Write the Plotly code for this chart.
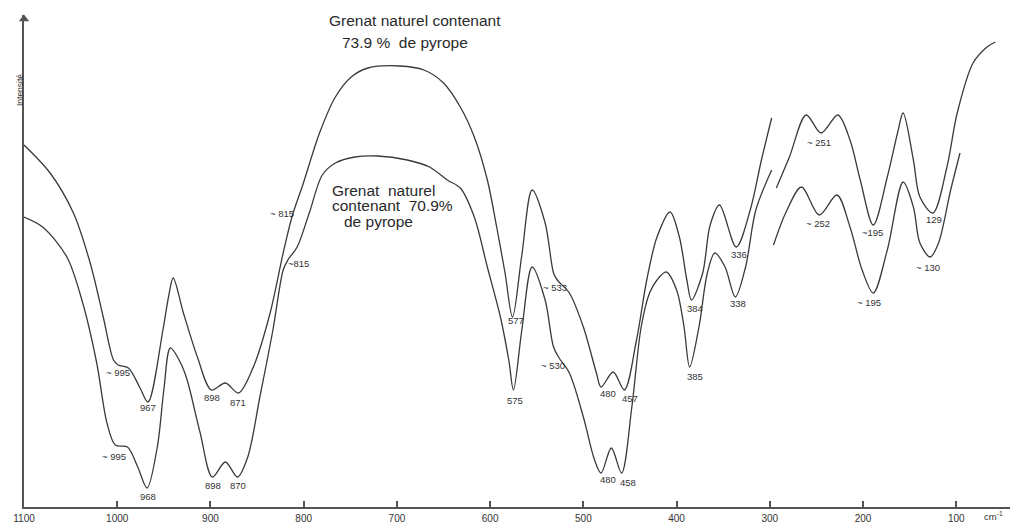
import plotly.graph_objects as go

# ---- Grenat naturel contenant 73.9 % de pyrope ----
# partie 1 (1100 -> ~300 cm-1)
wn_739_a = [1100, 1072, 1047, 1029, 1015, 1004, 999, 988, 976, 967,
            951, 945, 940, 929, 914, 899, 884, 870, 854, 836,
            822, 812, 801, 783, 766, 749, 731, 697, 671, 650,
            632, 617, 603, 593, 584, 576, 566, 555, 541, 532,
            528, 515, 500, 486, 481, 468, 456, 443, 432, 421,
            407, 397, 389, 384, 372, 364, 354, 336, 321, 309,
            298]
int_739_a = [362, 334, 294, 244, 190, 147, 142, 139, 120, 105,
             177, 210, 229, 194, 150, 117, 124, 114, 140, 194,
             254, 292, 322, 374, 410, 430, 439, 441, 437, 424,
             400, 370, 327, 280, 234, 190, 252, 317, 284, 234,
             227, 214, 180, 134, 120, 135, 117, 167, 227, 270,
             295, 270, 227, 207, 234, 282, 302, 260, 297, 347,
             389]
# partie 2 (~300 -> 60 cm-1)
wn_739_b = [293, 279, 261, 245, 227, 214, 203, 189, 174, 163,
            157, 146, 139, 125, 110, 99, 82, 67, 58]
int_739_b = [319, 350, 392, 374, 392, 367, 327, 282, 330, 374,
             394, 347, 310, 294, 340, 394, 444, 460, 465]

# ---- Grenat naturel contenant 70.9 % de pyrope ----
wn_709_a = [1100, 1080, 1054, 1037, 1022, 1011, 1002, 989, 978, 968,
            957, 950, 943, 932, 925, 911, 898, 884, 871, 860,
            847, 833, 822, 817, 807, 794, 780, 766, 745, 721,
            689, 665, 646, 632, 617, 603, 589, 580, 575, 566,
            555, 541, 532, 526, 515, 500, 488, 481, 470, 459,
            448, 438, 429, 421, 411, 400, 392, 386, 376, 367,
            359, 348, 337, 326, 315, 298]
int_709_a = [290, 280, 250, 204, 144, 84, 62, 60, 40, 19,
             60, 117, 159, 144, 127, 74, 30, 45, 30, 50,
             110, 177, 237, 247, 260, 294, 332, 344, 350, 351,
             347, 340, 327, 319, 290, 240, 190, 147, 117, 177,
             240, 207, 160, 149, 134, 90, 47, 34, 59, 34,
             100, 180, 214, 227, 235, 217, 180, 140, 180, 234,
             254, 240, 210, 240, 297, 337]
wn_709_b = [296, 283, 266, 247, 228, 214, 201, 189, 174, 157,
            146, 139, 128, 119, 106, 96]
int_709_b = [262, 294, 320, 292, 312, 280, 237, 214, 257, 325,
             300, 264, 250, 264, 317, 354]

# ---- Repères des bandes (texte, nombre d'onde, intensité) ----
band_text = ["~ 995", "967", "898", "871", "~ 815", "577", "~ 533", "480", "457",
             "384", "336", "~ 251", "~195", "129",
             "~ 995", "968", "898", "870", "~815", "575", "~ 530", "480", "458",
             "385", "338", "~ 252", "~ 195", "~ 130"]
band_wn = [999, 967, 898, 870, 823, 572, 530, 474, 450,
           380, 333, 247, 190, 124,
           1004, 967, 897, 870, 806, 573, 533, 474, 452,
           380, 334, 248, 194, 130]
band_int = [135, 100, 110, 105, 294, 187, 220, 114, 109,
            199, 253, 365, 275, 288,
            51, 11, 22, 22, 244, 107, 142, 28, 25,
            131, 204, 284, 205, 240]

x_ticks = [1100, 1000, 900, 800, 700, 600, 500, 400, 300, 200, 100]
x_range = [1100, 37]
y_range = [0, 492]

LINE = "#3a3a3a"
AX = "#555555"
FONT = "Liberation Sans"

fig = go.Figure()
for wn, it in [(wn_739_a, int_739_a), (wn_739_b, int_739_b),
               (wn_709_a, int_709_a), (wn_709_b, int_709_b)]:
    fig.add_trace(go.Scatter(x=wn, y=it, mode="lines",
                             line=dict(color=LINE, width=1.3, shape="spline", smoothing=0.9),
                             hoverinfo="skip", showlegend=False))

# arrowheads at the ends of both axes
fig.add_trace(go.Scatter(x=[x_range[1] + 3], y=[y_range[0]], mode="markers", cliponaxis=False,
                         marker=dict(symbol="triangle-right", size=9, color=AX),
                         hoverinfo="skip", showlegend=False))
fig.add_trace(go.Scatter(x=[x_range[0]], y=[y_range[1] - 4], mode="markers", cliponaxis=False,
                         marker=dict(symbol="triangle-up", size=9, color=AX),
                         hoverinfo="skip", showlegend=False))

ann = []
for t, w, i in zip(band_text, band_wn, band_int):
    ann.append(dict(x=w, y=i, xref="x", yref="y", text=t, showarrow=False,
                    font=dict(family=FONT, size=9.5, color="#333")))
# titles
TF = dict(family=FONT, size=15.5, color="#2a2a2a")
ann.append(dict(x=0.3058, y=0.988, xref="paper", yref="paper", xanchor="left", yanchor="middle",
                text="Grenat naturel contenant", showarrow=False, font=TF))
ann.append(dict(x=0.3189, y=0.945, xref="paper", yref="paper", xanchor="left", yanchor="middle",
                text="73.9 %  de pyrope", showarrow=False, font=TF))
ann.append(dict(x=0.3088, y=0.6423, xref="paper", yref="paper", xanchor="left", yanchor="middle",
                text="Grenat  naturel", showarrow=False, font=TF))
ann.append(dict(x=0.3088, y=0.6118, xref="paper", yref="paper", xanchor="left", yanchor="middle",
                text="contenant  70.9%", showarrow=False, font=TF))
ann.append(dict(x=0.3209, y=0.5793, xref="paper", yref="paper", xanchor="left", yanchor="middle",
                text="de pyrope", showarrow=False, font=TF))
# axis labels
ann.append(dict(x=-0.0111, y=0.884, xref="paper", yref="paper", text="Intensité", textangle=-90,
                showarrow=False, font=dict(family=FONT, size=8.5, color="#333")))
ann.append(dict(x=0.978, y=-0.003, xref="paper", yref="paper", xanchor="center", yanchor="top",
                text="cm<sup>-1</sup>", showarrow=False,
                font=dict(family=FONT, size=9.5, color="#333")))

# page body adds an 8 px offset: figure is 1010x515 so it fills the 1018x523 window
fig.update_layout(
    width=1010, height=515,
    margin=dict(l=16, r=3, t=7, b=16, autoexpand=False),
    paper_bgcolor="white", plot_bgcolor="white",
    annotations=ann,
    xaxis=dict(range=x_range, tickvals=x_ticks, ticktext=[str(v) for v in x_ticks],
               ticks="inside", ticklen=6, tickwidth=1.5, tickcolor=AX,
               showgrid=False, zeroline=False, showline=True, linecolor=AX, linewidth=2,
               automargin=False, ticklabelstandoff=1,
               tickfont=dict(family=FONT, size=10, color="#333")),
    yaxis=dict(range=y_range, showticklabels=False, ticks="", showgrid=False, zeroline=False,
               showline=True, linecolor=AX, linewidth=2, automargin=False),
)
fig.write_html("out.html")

* _WHAT THIS TASK INVOLVES_
Leave out the pictures, then repeat the listing above exactly from its first line to the line with "394, 347, 310, 294, 340, 394, 444, 460, 465]", inclusive.

* _RESULT FOR THIS EXERCISE_
Write the Plotly code for this chart.
import plotly.graph_objects as go

# ---- Grenat naturel contenant 73.9 % de pyrope ----
# partie 1 (1100 -> ~300 cm-1)
wn_739_a = [1100, 1072, 1047, 1029, 1015, 1004, 999, 988, 976, 967,
            951, 945, 940, 929, 914, 899, 884, 870, 854, 836,
            822, 812, 801, 783, 766, 749, 731, 697, 671, 650,
            632, 617, 603, 593, 584, 576, 566, 555, 541, 532,
            528, 515, 500, 486, 481, 468, 456, 443, 432, 421,
            407, 397, 389, 384, 372, 364, 354, 336, 321, 309,
            298]
int_739_a = [362, 334, 294, 244, 190, 147, 142, 139, 120, 105,
             177, 210, 229, 194, 150, 117, 124, 114, 140, 194,
             254, 292, 322, 374, 410, 430, 439, 441, 437, 424,
             400, 370, 327, 280, 234, 190, 252, 317, 284, 234,
             227, 214, 180, 134, 120, 135, 117, 167, 227, 270,
             295, 270, 227, 207, 234, 282, 302, 260, 297, 347,
             389]
# partie 2 (~300 -> 60 cm-1)
wn_739_b = [293, 279, 261, 245, 227, 214, 203, 189, 174, 163,
            157, 146, 139, 125, 110, 99, 82, 67, 58]
int_739_b = [319, 350, 392, 374, 392, 367, 327, 282, 330, 374,
             394, 347, 310, 294, 340, 394, 444, 460, 465]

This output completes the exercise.